Ora, ora, meu caro general! Como é que o senhor pode fazer um juízo depreciativo do dito intelectual — merece a depreciação, mas outra, não a comparação com Trotsky — e servir ao governo que lhe confere a mais alta honraria da República: a Grã Cruz da Ordem de Rio Branco? Como resta evidente, não é o autoproclamado filósofo que ofende os generais e as Forças Armadas, mas o próprio presidente da República, que hoje pretende falar diretamente aos quarteis. E o senhor sabe disso tão bem como eu. Aliás, eu já havia escrito isso antes mesmo de sua eleição.

Há mais uma questão, caro general. Trotsky foi líder de uma revolução. Onde está a nossa? O senhor mesmo teve ascensão fulminante no Exército durante o governo petista e foi comandante da Força durante o governo Dilma, justamente aquele que foi apeado do poder por intermédio do impeachment. Que se saiba, não houve ruptura nenhuma.

Bolsonaro gosta de dizer que vocês dois têm um segredo. Não sabemos qual é. A sugestão que fica no ar não é muito boa.
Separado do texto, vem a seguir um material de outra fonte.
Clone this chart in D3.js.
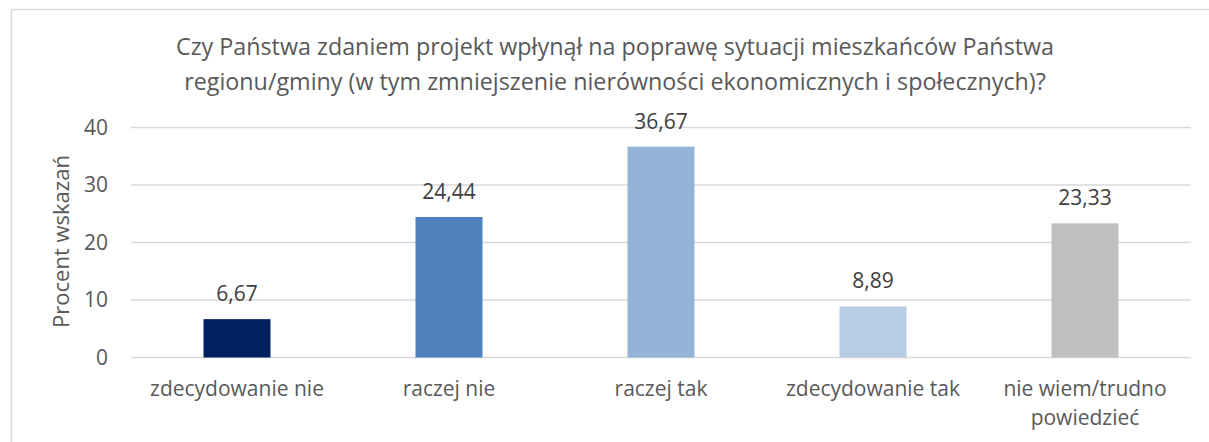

Não, caro general, Olavo de Carvalho não é Trotsky. Porque, para tanto, aqueles que ele combate deveriam ser os stalinistas da hora, que não eram um bom exemplo de exercício do poder. O mal, meu caro, foi entender, aí sim, que havia uma revolução em curso no Brasil, não uma passagem de poder, corriqueira nas democracias. Quem precisa entender qual é o seu papel institucional é Bolsonaro. Olavo de Carvalho está fazendo o que sempre fez nos últimos anos: vivendo da ingenuidade alheia. Inclusive da dos militares.